## [Listed records]
════

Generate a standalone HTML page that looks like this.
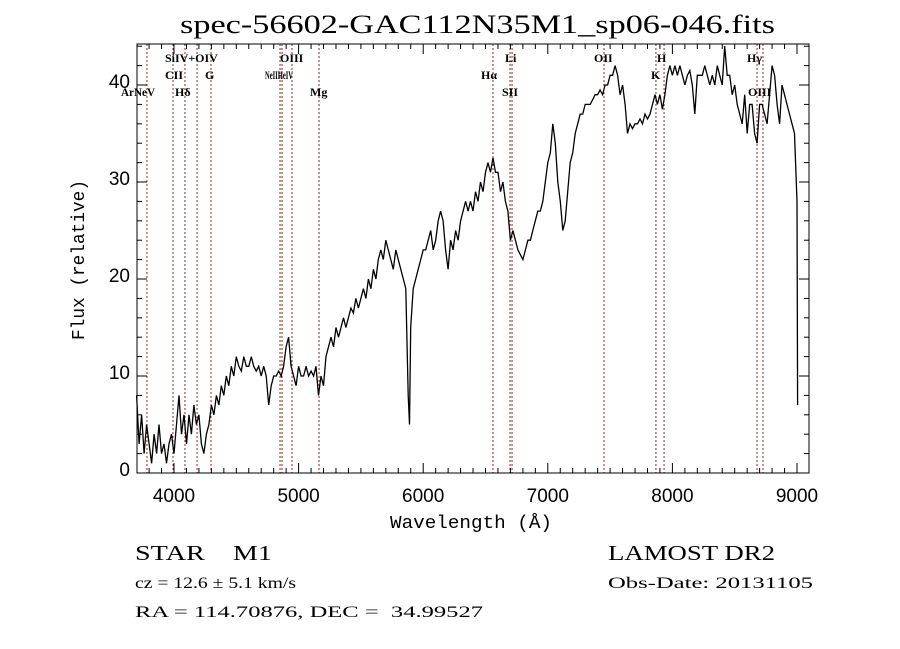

════

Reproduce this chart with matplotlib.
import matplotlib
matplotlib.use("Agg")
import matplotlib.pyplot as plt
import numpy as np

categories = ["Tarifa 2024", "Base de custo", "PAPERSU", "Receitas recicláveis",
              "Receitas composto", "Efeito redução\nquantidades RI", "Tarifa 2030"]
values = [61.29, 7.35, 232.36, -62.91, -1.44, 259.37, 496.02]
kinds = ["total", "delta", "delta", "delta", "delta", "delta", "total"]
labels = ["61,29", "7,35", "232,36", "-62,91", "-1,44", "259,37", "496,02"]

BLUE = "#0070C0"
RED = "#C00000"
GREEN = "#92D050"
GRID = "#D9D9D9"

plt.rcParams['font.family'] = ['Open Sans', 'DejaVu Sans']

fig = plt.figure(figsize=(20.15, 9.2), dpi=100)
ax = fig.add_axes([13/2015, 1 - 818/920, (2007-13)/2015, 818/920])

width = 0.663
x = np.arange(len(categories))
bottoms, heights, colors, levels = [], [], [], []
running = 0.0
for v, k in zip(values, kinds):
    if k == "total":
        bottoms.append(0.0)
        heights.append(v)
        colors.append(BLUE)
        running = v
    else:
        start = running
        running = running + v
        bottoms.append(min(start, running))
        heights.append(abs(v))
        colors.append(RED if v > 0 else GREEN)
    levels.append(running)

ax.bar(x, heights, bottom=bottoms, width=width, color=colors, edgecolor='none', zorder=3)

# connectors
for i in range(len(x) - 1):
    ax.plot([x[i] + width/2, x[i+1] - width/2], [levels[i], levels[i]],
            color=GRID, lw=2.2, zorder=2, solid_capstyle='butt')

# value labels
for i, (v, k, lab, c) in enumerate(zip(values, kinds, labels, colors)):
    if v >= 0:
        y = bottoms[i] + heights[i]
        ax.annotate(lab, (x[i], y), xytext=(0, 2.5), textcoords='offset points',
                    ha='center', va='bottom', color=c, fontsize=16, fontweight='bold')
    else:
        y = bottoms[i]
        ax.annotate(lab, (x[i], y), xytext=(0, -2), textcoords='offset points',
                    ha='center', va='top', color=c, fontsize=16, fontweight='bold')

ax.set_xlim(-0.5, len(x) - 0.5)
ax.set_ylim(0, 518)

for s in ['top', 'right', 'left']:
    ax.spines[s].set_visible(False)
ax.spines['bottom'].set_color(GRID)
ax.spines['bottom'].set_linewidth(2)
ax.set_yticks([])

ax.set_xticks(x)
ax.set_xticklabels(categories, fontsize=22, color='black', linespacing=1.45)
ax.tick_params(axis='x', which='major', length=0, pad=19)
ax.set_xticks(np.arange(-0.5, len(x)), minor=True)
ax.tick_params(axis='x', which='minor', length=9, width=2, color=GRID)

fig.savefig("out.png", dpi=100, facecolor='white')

════

## [Given task]
Starting at the line that contains "Reproduce this chart with matplotlib.", repeat each line exactly, and stop after the line that contains "color=GRID, lw=2.2, zorder=2, solid_capstyle='butt')".

## [The result]
Reproduce this chart with matplotlib.
import matplotlib
matplotlib.use("Agg")
import matplotlib.pyplot as plt
import numpy as np

categories = ["Tarifa 2024", "Base de custo", "PAPERSU", "Receitas recicláveis",
              "Receitas composto", "Efeito redução\nquantidades RI", "Tarifa 2030"]
values = [61.29, 7.35, 232.36, -62.91, -1.44, 259.37, 496.02]
kinds = ["total", "delta", "delta", "delta", "delta", "delta", "total"]
labels = ["61,29", "7,35", "232,36", "-62,91", "-1,44", "259,37", "496,02"]

BLUE = "#0070C0"
RED = "#C00000"
GREEN = "#92D050"
GRID = "#D9D9D9"

plt.rcParams['font.family'] = ['Open Sans', 'DejaVu Sans']

fig = plt.figure(figsize=(20.15, 9.2), dpi=100)
ax = fig.add_axes([13/2015, 1 - 818/920, (2007-13)/2015, 818/920])

width = 0.663
x = np.arange(len(categories))
bottoms, heights, colors, levels = [], [], [], []
running = 0.0
for v, k in zip(values, kinds):
    if k == "total":
        bottoms.append(0.0)
        heights.append(v)
        colors.append(BLUE)
        running = v
    else:
        start = running
        running = running + v
        bottoms.append(min(start, running))
        heights.append(abs(v))
        colors.append(RED if v > 0 else GREEN)
    levels.append(running)

ax.bar(x, heights, bottom=bottoms, width=width, color=colors, edgecolor='none', zorder=3)

# connectors
for i in range(len(x) - 1):
    ax.plot([x[i] + width/2, x[i+1] - width/2], [levels[i], levels[i]],
            color=GRID, lw=2.2, zorder=2, solid_capstyle='butt')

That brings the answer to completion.